После ухода правителя придворные и прислуга еще некоторое время потерянно потоптались в зале, исподтишка сверля Снивера взглядами, исполненными презрения и жалости. Гул приглушенных голосов изредка перемежался сдержанными смешками. Герцогский сын, казалось, впал в забытье. Он сидел на краю помоста, обхватив руками тощие ноги и положив подбородок на острые коленки. Взгляд был устремлен в одну точку, руки все еще дрожали. Он молчал, и никто к нему не обращался. Новых развлечений не ожидалось, и зрители потянулись к выходам из зала. Наконец зал опустел, и лишь тогда Снивер поднял голову. Его голубые глаза оглядели огромную комнату, все еще залитую светом пятисот свечей, и остановились на арке, через которую удалился его отец. Глаза Снивера странно загорелись. Клыкастые существа, покрытые чешуей, мелькнули в глубине проема. Все это было очень странно и не поддавалось пониманию.
Ночные события лишили покоя и отца, и сына. Оба — Повон и Снивер — обдумывали их. Выводы, к которым они пришли, были различны, но повлекли за собой одновременные тайные ночные экспедиции. На следующий день вскоре после заката два домбулиса один за другим отчалили от герцогской пристани. Ни то ни другое судно не имело опознавательных знаков. На борту каждого из них находилось по одному-два пассажира, закутанных в плащи и в низко надвинутых шляпах. Каждое устремилось кружным путем к самой опасной части города. Пассажиры того и другого домбулиса не знали друг о друге.

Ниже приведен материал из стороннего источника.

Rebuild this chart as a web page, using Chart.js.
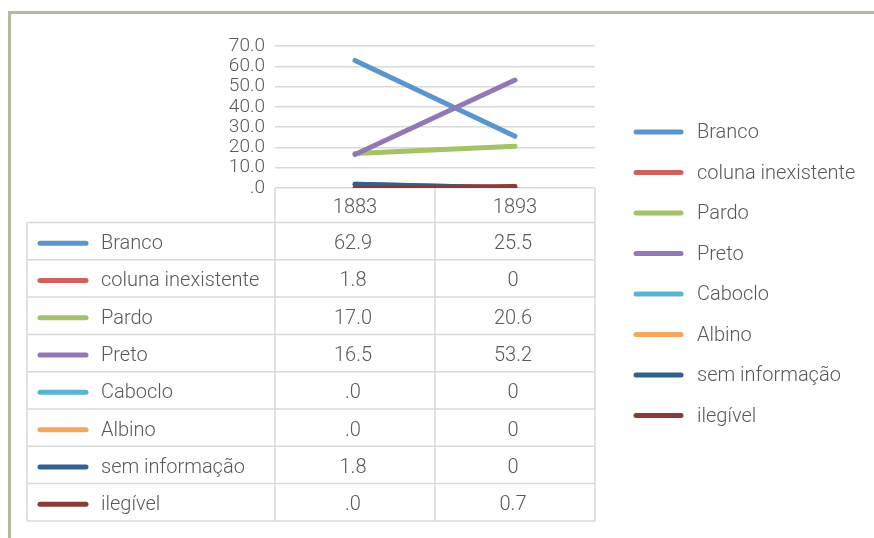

Первый из домбулисов следовал по лабиринту узких каналов на городских задворках. Дома-развалюшки здесь стояли вплотную друг к другу. На набережных, несмотря на поздний час, все еще был народ. Толпа текла, бойкая и оживленная, — короче говоря, типичная лантийская. Говор, музыка и запах жареной на дешевом масле рыбы с луком наполняли воздух. Один из пассажиров домбулиса поднес к носу флакончик благовоний.
Вот голоса и музыка остались позади, и домбулис вошел в древний Прямоводный канал. Полуразвалившиеся складские здания и гниющие развалины лачуг тесно обступили его берега. На канале было темно. Лишь в немногих прибрежных постройках мерцали огоньки, так как обитатели этих зловонных трущоб под названием Дестула обычно конопатили свои ставни тряпьем, преследуя двойную цель: сохранить тепло зимой и сокрыть свое присутствие в жилище. На этой окраине, особенно в ночное время, подобная предосторожность подчас помогала сохранить жизнь. Хотя в большинстве ставен имелись глазки, уберечься от воров и бандитов, кишевших в Дестуле, было делом трудным.
Домбулис коснулся пирса, и пассажиры вышли на берег. Вооруженному домбульеру велели охранять судно, что ему явно не пришлось по нраву. Двое пассажиров с фонарями в руках прошли вдоль пристани до моста Злых Кошек, к которому предусмотрительно приближаться не стали. Подобная осторожность вовсе не была излишней, ибо одичавшие животные не терпели вторжения в их заповедную зону. На редкость лютая зима пять лет назад, когда повсюду свирепствовал голод, подтвердила подлинность предположений о склонности кошек к людоедству. Обглоданные останки по крайней мере трех неосторожных бездомных обитателей здешних мест обнаружили в проходе возле заброшенного склада недалеко от моста. После третьего случая некоторые городские горлопаны потребовали уничтожить опасных бродяжек. У них тут же нашлись оппоненты, заявившие, что старый мост и его кошачьи обитатели — историческая ценность. Несколько месяцев этот вопрос горячо обсуждался в тавернах, на рыночных площадях и на судах по всему Ланти-Юму. В конце концов общественный интерес к нему спал, и злые кошки благополучно продолжили свое правление. Благодаря близкородственному скрещиванию они выделялись среди прочих собратьев лиловым цветом глаз и необычайной свирепостью, и теперь их день ото дня разрастающаяся популяция прогуливалась по мосту со столь же быстро возрастающей надменностью.
Стороной обойдя мост, пассажиры домбулиса прошли по кромке канала, затем свернули налево в переулок, обозначенный резной саламандрой. Через некоторое время, еще дважды свернув, Они оказались в темном тупике, настолько зловонном, что человек, который был поменьше ростом; едва не задохнулся.
— Фу-у-у! — выдохнул герцог Повон и снова приложил к носу флакон с благовониями. — Ну и вонища! Вряд ли это здесь, Бескот. Мы не там свернули.